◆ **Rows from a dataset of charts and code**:
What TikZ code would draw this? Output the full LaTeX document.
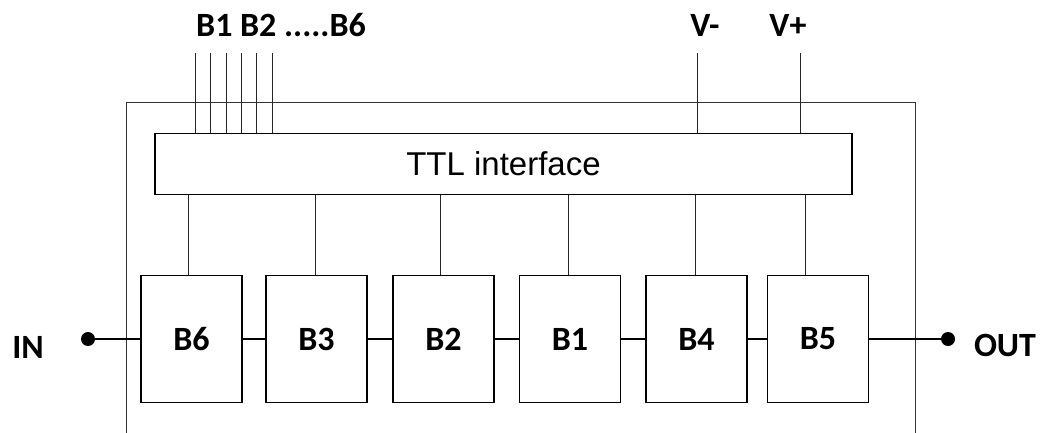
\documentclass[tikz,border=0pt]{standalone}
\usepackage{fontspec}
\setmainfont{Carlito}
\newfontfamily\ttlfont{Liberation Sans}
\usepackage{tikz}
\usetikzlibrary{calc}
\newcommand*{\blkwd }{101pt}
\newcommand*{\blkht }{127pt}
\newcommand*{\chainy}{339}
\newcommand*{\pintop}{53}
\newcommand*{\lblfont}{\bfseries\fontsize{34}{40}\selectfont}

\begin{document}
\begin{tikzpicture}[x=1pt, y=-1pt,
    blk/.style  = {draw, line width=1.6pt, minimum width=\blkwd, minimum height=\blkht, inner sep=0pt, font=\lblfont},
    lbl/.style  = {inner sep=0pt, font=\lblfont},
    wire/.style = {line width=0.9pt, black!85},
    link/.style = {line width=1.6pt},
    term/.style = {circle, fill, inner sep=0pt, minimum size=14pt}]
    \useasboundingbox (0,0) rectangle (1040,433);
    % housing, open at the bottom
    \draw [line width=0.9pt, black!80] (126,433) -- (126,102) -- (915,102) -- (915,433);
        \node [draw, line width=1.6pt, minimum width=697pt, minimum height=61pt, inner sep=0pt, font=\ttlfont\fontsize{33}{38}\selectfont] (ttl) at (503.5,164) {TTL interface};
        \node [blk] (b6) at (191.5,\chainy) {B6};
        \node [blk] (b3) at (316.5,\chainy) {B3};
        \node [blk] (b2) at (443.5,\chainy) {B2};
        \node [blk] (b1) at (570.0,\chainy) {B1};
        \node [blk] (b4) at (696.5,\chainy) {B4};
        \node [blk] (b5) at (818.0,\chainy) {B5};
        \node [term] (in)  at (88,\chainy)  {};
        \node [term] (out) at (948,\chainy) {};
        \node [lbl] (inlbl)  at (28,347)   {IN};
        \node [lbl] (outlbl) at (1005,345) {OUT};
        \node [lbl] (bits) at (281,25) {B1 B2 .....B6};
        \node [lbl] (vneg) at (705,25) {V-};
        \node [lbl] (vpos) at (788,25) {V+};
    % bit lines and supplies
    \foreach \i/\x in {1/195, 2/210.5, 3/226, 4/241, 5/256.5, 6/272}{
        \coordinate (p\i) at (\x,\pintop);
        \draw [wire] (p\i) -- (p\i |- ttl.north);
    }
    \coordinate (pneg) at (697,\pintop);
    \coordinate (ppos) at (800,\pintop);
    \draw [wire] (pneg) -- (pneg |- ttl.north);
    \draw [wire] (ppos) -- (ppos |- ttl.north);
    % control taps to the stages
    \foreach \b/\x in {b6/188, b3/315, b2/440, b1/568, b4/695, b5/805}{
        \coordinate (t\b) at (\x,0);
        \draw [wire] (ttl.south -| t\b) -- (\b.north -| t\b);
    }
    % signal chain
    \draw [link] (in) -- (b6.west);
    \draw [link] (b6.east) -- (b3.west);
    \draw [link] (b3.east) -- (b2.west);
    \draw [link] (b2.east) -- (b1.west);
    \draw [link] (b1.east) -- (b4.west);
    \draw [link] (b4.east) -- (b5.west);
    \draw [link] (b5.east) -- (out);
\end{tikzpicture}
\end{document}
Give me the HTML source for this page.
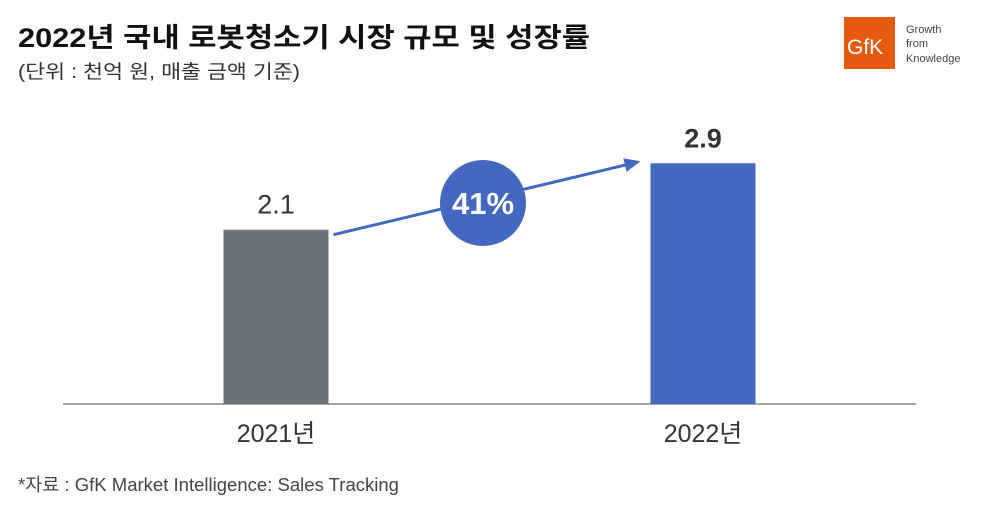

◆ **Stated exercise**: Drop the images and quote the entries word for word.

◆ **Answer to this task**:
What TikZ code would draw this? Output the full LaTeX document.
\documentclass[tikz,border=0pt]{standalone}
\usepackage{fontspec}
\setmainfont{Carlito}
\newfontfamily\ttlfont{Liberation Sans}
\usepackage{tikz}
\usetikzlibrary{calc}
\newcommand*{\blkwd }{101pt}
\newcommand*{\blkht }{127pt}
\newcommand*{\chainy}{339}
\newcommand*{\pintop}{53}
\newcommand*{\lblfont}{\bfseries\fontsize{34}{40}\selectfont}

\begin{document}
\begin{tikzpicture}[x=1pt, y=-1pt,
    blk/.style  = {draw, line width=1.6pt, minimum width=\blkwd, minimum height=\blkht, inner sep=0pt, font=\lblfont},
    lbl/.style  = {inner sep=0pt, font=\lblfont},
    wire/.style = {line width=0.9pt, black!85},
    link/.style = {line width=1.6pt},
    term/.style = {circle, fill, inner sep=0pt, minimum size=14pt}]
    \useasboundingbox (0,0) rectangle (1040,433);
    % housing, open at the bottom
    \draw [line width=0.9pt, black!80] (126,433) -- (126,102) -- (915,102) -- (915,433);
        \node [draw, line width=1.6pt, minimum width=697pt, minimum height=61pt, inner sep=0pt, font=\ttlfont\fontsize{33}{38}\selectfont] (ttl) at (503.5,164) {TTL interface};
        \node [blk] (b6) at (191.5,\chainy) {B6};
        \node [blk] (b3) at (316.5,\chainy) {B3};
        \node [blk] (b2) at (443.5,\chainy) {B2};
        \node [blk] (b1) at (570.0,\chainy) {B1};
        \node [blk] (b4) at (696.5,\chainy) {B4};
        \node [blk] (b5) at (818.0,\chainy) {B5};
        \node [term] (in)  at (88,\chainy)  {};
        \node [term] (out) at (948,\chainy) {};
        \node [lbl] (inlbl)  at (28,347)   {IN};
        \node [lbl] (outlbl) at (1005,345) {OUT};
        \node [lbl] (bits) at (281,25) {B1 B2 .....B6};
        \node [lbl] (vneg) at (705,25) {V-};
        \node [lbl] (vpos) at (788,25) {V+};
    % bit lines and supplies
    \foreach \i/\x in {1/195, 2/210.5, 3/226, 4/241, 5/256.5, 6/272}{
        \coordinate (p\i) at (\x,\pintop);
        \draw [wire] (p\i) -- (p\i |- ttl.north);
    }
    \coordinate (pneg) at (697,\pintop);
    \coordinate (ppos) at (800,\pintop);
    \draw [wire] (pneg) -- (pneg |- ttl.north);
    \draw [wire] (ppos) -- (ppos |- ttl.north);
    % control taps to the stages
    \foreach \b/\x in {b6/188, b3/315, b2/440, b1/568, b4/695, b5/805}{
        \coordinate (t\b) at (\x,0);
        \draw [wire] (ttl.south -| t\b) -- (\b.north -| t\b);
    }
    % signal chain
    \draw [link] (in) -- (b6.west);
    \draw [link] (b6.east) -- (b3.west);
    \draw [link] (b3.east) -- (b2.west);
    \draw [link] (b2.east) -- (b1.west);
    \draw [link] (b1.east) -- (b4.west);
    \draw [link] (b4.east) -- (b5.west);
    \draw [link] (b5.east) -- (out);
\end{tikzpicture}
\end{document}
Give me the HTML source for this page.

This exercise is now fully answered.